> **SUPPLIED MATERIAL**
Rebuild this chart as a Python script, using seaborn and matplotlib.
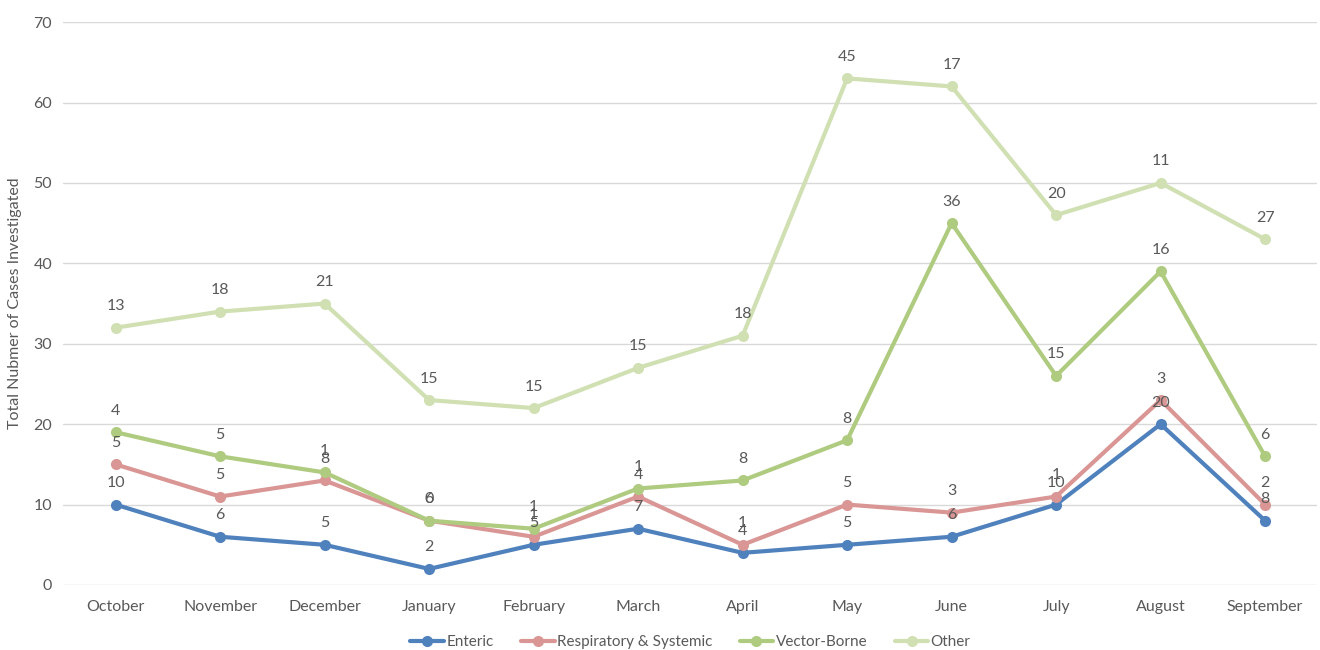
import pandas as pd
import numpy as np
import matplotlib.pyplot as plt
import seaborn as sns

# months and case counts per category (stacked in the chart)
months = ['October', 'November', 'December', 'January', 'February', 'March',
          'April', 'May', 'June', 'July', 'August', 'September']
enteric = [10, 6, 5, 2, 5, 7, 4, 5, 6, 10, 20, 8]
respiratory = [5, 5, 8, 6, 1, 4, 1, 5, 3, 1, 3, 2]
vector = [4, 5, 1, 0, 1, 1, 8, 8, 36, 15, 16, 6]
other = [13, 18, 21, 15, 15, 15, 18, 45, 17, 20, 11, 27]

series_names = ['Enteric', 'Respiratory & Systemic', 'Vector-Borne', 'Other']
series_vals = [enteric, respiratory, vector, other]
colors = ['#4F81BD', '#D99694', '#AFCB80', '#D0E0B3']

# build long table with cumulative (stacked) values
rows = []
running = np.zeros(len(months))
for name, vals in zip(series_names, series_vals):
    running = running + np.array(vals)
    for i, m in enumerate(months):
        rows.append({'month': m, 'idx': i, 'series': name, 'value': vals[i], 'cum': running[i]})
df = pd.DataFrame(rows)

sns.set_style("white")
plt.rcParams['font.family'] = ['Lato', 'DejaVu Sans']
text_col = '#595959'

fig = plt.figure(figsize=(13.2, 6.5), dpi=100)
ax = fig.add_axes([0.048, 0.1, 0.95, 0.866])

sns.lineplot(data=df, x='idx', y='cum', hue='series', hue_order=series_names,
             palette=colors, marker='o', markersize=8, markeredgewidth=0,
             linewidth=3, ax=ax, sort=False)

# data labels: individual values above the stacked points
for _, r in df.iterrows():
    ax.annotate(str(r['value']), (r['idx'], r['cum']), xytext=(0, 15.5),
                textcoords='offset points', ha='center', va='center',
                fontsize=11.5, color=text_col)

ax.set_xlim(-0.5, 11.5)
ax.set_ylim(0, 70)
ax.set_yticks(range(0, 71, 10))
ax.set_xticks(range(len(months)))
ax.set_xticklabels(months)
ax.yaxis.grid(True, color='#D9D9D9', linewidth=1)
ax.set_axisbelow(True)
for s in ax.spines.values():
    s.set_visible(False)
ax.tick_params(axis='both', length=0, labelsize=11.5, labelcolor=text_col)
ax.tick_params(axis='x', pad=11)
ax.tick_params(axis='y', pad=8)
ax.set_xlabel('')
ax.set_ylabel('Total Nubmer of Cases Investigated', fontsize=11.5, color=text_col, labelpad=8)

ax.legend(loc='upper center', bbox_to_anchor=(0.5, -0.065), ncol=4, frameon=False,
          fontsize=11, handlelength=2.2, columnspacing=1.8, labelcolor=text_col,
          handletextpad=0.15)

plt.savefig('out.png', dpi=100)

> **AIM OF THE TASK**
Transcribe the opening line of the listing above, please, and every line after it through the line with "ax.set_ylabel('Total Nubmer of", word for word, without pictures.

> **TASK ANSWER**
Rebuild this chart as a Python script, using seaborn and matplotlib.
import pandas as pd
import numpy as np
import matplotlib.pyplot as plt
import seaborn as sns

# months and case counts per category (stacked in the chart)
months = ['October', 'November', 'December', 'January', 'February', 'March',
          'April', 'May', 'June', 'July', 'August', 'September']
enteric = [10, 6, 5, 2, 5, 7, 4, 5, 6, 10, 20, 8]
respiratory = [5, 5, 8, 6, 1, 4, 1, 5, 3, 1, 3, 2]
vector = [4, 5, 1, 0, 1, 1, 8, 8, 36, 15, 16, 6]
other = [13, 18, 21, 15, 15, 15, 18, 45, 17, 20, 11, 27]

series_names = ['Enteric', 'Respiratory & Systemic', 'Vector-Borne', 'Other']
series_vals = [enteric, respiratory, vector, other]
colors = ['#4F81BD', '#D99694', '#AFCB80', '#D0E0B3']

# build long table with cumulative (stacked) values
rows = []
running = np.zeros(len(months))
for name, vals in zip(series_names, series_vals):
    running = running + np.array(vals)
    for i, m in enumerate(months):
        rows.append({'month': m, 'idx': i, 'series': name, 'value': vals[i], 'cum': running[i]})
df = pd.DataFrame(rows)

sns.set_style("white")
plt.rcParams['font.family'] = ['Lato', 'DejaVu Sans']
text_col = '#595959'

fig = plt.figure(figsize=(13.2, 6.5), dpi=100)
ax = fig.add_axes([0.048, 0.1, 0.95, 0.866])

sns.lineplot(data=df, x='idx', y='cum', hue='series', hue_order=series_names,
             palette=colors, marker='o', markersize=8, markeredgewidth=0,
             linewidth=3, ax=ax, sort=False)

# data labels: individual values above the stacked points
for _, r in df.iterrows():
    ax.annotate(str(r['value']), (r['idx'], r['cum']), xytext=(0, 15.5),
                textcoords='offset points', ha='center', va='center',
                fontsize=11.5, color=text_col)

ax.set_xlim(-0.5, 11.5)
ax.set_ylim(0, 70)
ax.set_yticks(range(0, 71, 10))
ax.set_xticks(range(len(months)))
ax.set_xticklabels(months)
ax.yaxis.grid(True, color='#D9D9D9', linewidth=1)
ax.set_axisbelow(True)
for s in ax.spines.values():
    s.set_visible(False)
ax.tick_params(axis='both', length=0, labelsize=11.5, labelcolor=text_col)
ax.tick_params(axis='x', pad=11)
ax.tick_params(axis='y', pad=8)
ax.set_xlabel('')
ax.set_ylabel('Total Nubmer of Cases Investigated', fontsize=11.5, color=text_col, labelpad=8)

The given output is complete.